Plotting code records:

•••••

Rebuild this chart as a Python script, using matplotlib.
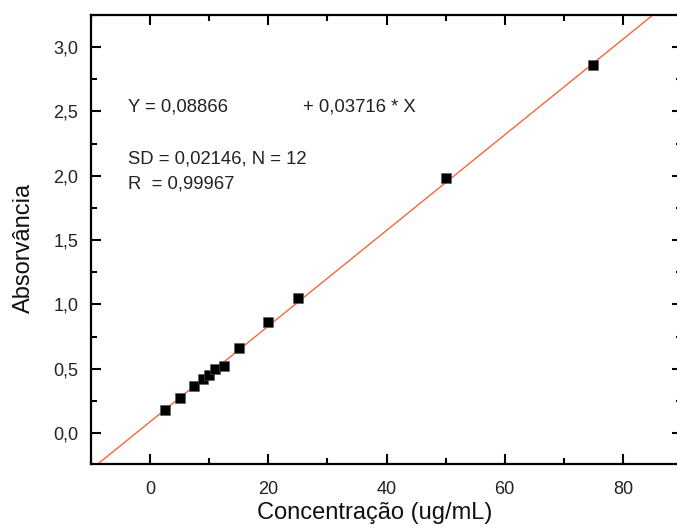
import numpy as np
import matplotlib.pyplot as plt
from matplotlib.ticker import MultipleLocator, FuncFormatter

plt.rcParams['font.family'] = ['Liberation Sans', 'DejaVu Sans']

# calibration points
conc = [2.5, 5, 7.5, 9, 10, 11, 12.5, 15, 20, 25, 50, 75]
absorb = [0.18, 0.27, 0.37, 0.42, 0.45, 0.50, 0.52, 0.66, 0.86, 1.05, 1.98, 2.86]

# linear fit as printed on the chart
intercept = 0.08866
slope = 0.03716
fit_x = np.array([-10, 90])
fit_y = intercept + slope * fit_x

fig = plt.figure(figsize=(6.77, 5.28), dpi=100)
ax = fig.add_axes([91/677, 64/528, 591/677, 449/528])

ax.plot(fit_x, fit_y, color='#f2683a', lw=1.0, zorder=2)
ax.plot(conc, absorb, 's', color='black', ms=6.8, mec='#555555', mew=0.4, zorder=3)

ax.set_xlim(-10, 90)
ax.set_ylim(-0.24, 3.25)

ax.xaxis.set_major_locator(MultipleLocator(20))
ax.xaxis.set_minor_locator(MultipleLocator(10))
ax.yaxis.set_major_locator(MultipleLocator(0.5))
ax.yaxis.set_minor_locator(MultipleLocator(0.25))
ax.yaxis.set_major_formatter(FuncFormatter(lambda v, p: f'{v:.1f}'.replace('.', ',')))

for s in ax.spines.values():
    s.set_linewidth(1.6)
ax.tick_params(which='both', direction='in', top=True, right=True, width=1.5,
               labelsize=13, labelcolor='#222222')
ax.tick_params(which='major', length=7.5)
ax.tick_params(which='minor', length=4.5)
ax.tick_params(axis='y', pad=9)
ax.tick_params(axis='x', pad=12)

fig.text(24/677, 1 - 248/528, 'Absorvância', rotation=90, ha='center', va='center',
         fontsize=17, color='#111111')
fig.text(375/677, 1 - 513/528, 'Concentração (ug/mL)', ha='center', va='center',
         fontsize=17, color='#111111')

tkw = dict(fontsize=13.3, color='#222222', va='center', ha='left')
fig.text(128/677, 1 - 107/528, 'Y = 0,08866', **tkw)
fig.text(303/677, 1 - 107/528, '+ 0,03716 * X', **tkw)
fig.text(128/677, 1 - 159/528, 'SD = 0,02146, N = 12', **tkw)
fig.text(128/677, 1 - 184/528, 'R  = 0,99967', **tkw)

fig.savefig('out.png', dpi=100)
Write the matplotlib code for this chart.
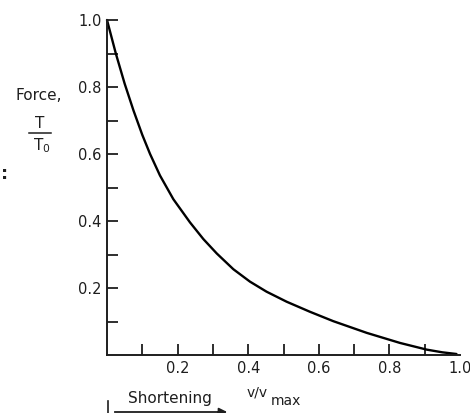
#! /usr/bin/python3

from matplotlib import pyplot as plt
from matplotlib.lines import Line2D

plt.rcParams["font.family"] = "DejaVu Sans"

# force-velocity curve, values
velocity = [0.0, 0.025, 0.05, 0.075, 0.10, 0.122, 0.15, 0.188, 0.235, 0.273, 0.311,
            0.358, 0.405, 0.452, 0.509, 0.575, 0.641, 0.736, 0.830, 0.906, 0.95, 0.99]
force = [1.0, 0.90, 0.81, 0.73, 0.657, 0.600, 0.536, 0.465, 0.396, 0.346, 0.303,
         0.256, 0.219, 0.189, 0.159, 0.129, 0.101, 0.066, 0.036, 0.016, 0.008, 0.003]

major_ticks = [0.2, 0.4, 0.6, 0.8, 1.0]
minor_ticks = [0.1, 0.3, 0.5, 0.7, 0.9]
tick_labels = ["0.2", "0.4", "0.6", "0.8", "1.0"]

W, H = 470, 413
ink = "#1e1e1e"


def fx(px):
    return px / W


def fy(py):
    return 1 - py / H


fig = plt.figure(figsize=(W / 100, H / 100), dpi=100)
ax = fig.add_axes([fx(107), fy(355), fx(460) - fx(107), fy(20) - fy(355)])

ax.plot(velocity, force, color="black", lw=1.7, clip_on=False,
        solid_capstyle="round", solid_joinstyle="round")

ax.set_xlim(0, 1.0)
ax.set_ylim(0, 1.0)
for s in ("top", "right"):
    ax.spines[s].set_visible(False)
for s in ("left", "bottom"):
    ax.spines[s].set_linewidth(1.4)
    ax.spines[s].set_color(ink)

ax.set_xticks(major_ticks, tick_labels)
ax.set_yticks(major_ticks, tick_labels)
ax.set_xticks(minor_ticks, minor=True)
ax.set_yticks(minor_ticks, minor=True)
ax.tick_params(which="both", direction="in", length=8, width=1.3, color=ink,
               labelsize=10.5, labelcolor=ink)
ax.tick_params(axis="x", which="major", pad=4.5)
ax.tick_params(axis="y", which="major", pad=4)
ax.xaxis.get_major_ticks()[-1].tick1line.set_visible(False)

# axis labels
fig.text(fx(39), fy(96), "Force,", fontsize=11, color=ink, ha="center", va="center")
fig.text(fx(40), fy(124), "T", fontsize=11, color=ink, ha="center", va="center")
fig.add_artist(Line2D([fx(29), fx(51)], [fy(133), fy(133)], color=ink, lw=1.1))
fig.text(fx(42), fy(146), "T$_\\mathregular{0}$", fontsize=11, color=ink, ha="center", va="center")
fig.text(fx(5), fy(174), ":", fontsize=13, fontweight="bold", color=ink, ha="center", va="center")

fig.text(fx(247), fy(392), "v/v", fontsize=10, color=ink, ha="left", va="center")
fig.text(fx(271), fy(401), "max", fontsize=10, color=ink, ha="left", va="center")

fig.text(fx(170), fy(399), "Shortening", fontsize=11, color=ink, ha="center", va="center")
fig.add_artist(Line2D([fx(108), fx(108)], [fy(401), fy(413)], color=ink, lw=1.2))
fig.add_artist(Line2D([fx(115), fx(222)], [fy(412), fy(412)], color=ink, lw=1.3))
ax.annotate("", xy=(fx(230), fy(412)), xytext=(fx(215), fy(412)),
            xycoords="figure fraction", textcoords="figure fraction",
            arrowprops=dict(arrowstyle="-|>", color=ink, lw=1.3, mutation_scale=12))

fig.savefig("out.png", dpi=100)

•••••

### PROBLEM TO WORK ON
Please reproduce the listing exactly from its opening line through the line that contains "ax.set_ylim(-0.24, 3.25)", both included, with all pictures omitted.

### SOLUTION TO THIS TASK
Rebuild this chart as a Python script, using matplotlib.
import numpy as np
import matplotlib.pyplot as plt
from matplotlib.ticker import MultipleLocator, FuncFormatter

plt.rcParams['font.family'] = ['Liberation Sans', 'DejaVu Sans']

# calibration points
conc = [2.5, 5, 7.5, 9, 10, 11, 12.5, 15, 20, 25, 50, 75]
absorb = [0.18, 0.27, 0.37, 0.42, 0.45, 0.50, 0.52, 0.66, 0.86, 1.05, 1.98, 2.86]

# linear fit as printed on the chart
intercept = 0.08866
slope = 0.03716
fit_x = np.array([-10, 90])
fit_y = intercept + slope * fit_x

fig = plt.figure(figsize=(6.77, 5.28), dpi=100)
ax = fig.add_axes([91/677, 64/528, 591/677, 449/528])

ax.plot(fit_x, fit_y, color='#f2683a', lw=1.0, zorder=2)
ax.plot(conc, absorb, 's', color='black', ms=6.8, mec='#555555', mew=0.4, zorder=3)

ax.set_xlim(-10, 90)
ax.set_ylim(-0.24, 3.25)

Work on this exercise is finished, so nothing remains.